Source records ->
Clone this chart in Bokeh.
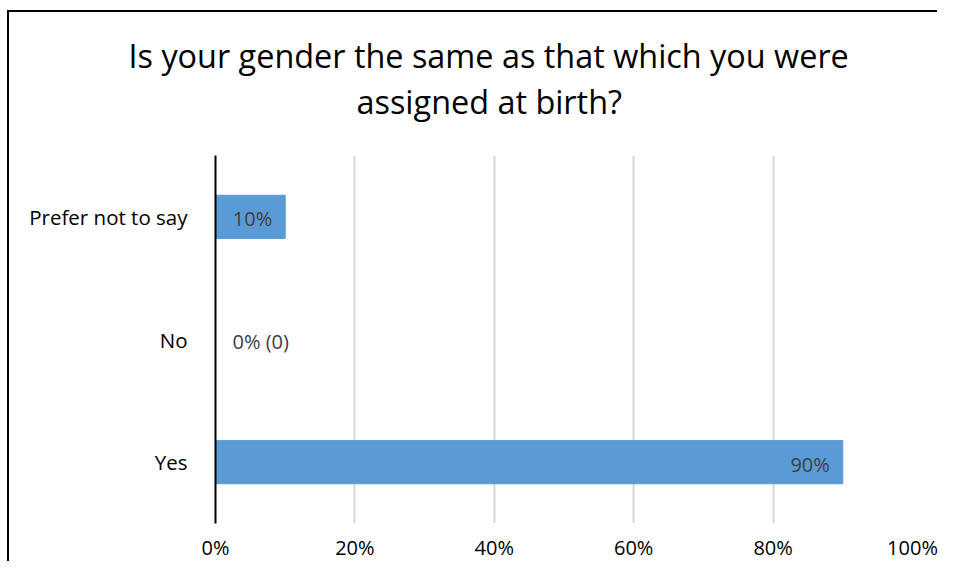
from bokeh.plotting import figure
from bokeh.layouts import column
from bokeh.models import NumeralTickFormatter, FixedTicker, ColumnDataSource, LabelSet, Title
from bokeh.core.properties import value
from bokeh.embed import file_html
from bokeh.resources import INLINE

categories = ["Yes", "No", "Prefer not to say"]
values = [0.90, 0.00, 0.10]
value_labels = ["90%", "0% (0)", "10%"]
x_ticks = [0, 0.2, 0.4, 0.6, 0.8, 1.0]
title_lines = ["Is your gender the same as that which you were", "assigned at birth?"]

FONT = "Open Sans"
W = 930
TITLE_H = 143
MAIN_H = 408
LEFT, RIGHT = 206, 27

# ---- title strip: an empty plot whose top panel holds the two title lines ----
t = figure(width=W, height=TITLE_H, x_range=(0, 1), y_range=(0, 1),
           output_backend="svg", toolbar_location=None, title=None,
           min_border_left=LEFT, min_border_right=RIGHT, min_border_top=110, min_border_bottom=0)
t.axis.visible = False
t.grid.visible = False
t.outline_line_color = None
t.add_layout(Title(text=title_lines[1], align="left", offset=141, standoff=0,
                   text_font=FONT, text_font_size="32.4px", text_font_style="normal",
                   text_color="#000000"), "above")
t.add_layout(Title(text=title_lines[0], align="left", offset=-87, standoff=0,
                   text_font=FONT, text_font_size="32.4px", text_font_style="normal",
                   text_color="#000000"), "above")

# ---- bar chart ----
p = figure(width=W, height=MAIN_H, y_range=categories, x_range=(0, 1.0),
           output_backend="svg", toolbar_location=None, title=None,
           min_border_left=LEFT, min_border_right=RIGHT, min_border_top=0, min_border_bottom=39)
p.outline_line_color = None

p.hbar(y=categories, right=values, height=0.352, left=0, color="#5b9bd5")

p.xaxis.ticker = FixedTicker(ticks=x_ticks)
p.xaxis.formatter = NumeralTickFormatter(format="0%")
p.xaxis.axis_line_color = None
p.xaxis.major_tick_line_color = None
p.xaxis.minor_tick_line_color = None
p.xaxis.major_tick_out = 0
p.xaxis.major_tick_in = 0
p.xaxis.minor_tick_out = 0
p.xaxis.major_label_text_font = FONT
p.xaxis.major_label_text_font_size = "20px"
p.xaxis.major_label_text_color = "#000000"
p.xaxis.major_label_standoff = 10

p.yaxis.axis_line_color = "#000000"
p.yaxis.axis_line_width = 2
p.yaxis.major_tick_line_color = None
p.yaxis.minor_tick_line_color = None
p.yaxis.major_label_text_font = FONT
p.yaxis.major_label_text_font_size = "20.5px"
p.yaxis.major_label_text_color = "#000000"
p.yaxis.major_label_standoff = 22

p.ygrid.grid_line_color = None
p.xgrid.grid_line_color = "#d9d9d9"
p.xgrid.grid_line_width = 2

# data labels
inside = [i for i, v in enumerate(values) if v > 0]
zero = [i for i, v in enumerate(values) if v == 0]
src_in = ColumnDataSource(dict(x=[values[i] for i in inside], y=[categories[i] for i in inside],
                               t=[value_labels[i] for i in inside]))
src_zero = ColumnDataSource(dict(x=[values[i] for i in zero], y=[categories[i] for i in zero],
                                 t=[value_labels[i] for i in zero]))
p.add_layout(LabelSet(x="x", y="y", text="t", source=src_in, x_offset=-13, y_offset=-2,
                      text_align="right", text_baseline="middle", text_font=value(FONT),
                      text_font_size="20px", text_color="#404040"))
p.add_layout(LabelSet(x="x", y="y", text="t", source=src_zero, x_offset=17, y_offset=-2,
                      text_align="left", text_baseline="middle", text_font=value(FONT),
                      text_font_size="20px", text_color="#404040"))

layout = column(t, p, spacing=0,
                styles={"margin-left": "9px", "margin-top": "12px",
                        "box-shadow": "-2px -2px 0px 0px #000000"})

open("out.html", "w").write(file_html(layout, INLINE))
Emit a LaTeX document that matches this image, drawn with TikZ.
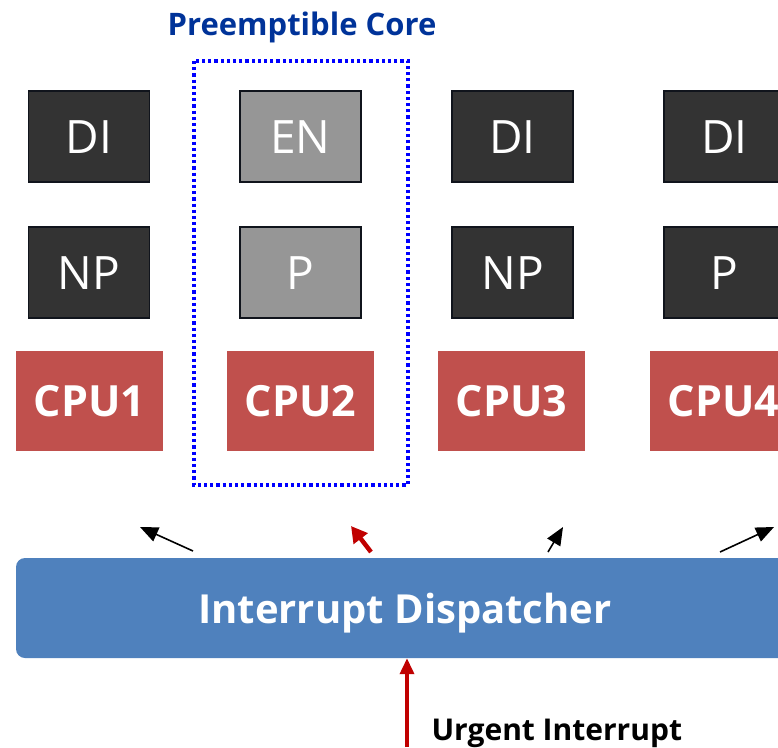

Exercise objective -> Using the listing above, list every line in which the string "that" occurs.

Written answer ->
title_lines = ["Is your gender the same as that which you were", "assigned at birth?"]
Emit a LaTeX document that matches this image, drawn with TikZ.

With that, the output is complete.